Turkeys have an incubation, or the number of days it takes for the turkey egg to hatch, time of 28 days. Poults must be brooded within 48 hours after hatching. Brooding is simply providing a warm, draft-free environment that is well-ventilated and has free-choice feed and water. Poults are unable to regulate their own body temperature within the first 10 days of their life. Brooders provide the perfect environment for them to begin to grow and develop for the first five to six weeks.
Turkeys are then moved to a finishing barn where they will be housed until they reach their desired market weight. Turkeys require 3 to 5 square feet per animal when in a confined housing environment. Ventilation is very important in housing to prevent respiratory illnesses. Providing adequate feed and water at all times will encourage the turkeys to eat and therefore grow.
Processing your birds for home consumption can be done at home or by a custom processor. In Michigan, if you plan on selling the turkey, please refer to Michigan State University Extension’s MDARD Licenses Poultry Processors page for a list of Michigan poultry processors.
Before you decide to raise your own Thanksgiving turkeys, make sure to check the zoning laws in your area to determine if you can.
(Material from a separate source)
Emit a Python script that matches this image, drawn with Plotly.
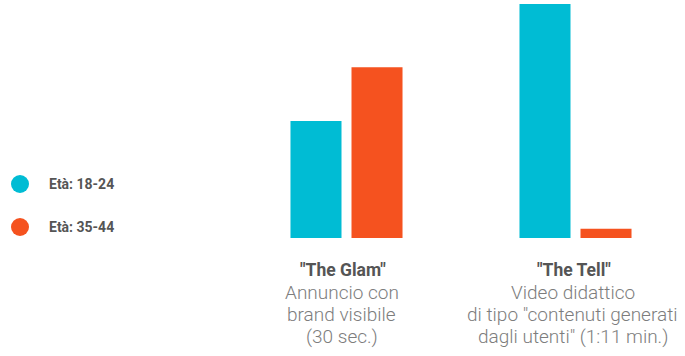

Purchasing a locally raised turkey
If you find you do not want to grow your own turkey but want a “farm fresh” turkey, there are likely local farmers who have turkeys for sale. You can simply Google “local turkey farms” or use resources like Local Harvest to help you find a local turkey producer. You can also plan ahead and take advantage of local fair auctions where youth involved in 4-H or FFA programs sell their project birds. Either way, buying locally raised birds is rewarding and gives back to your community.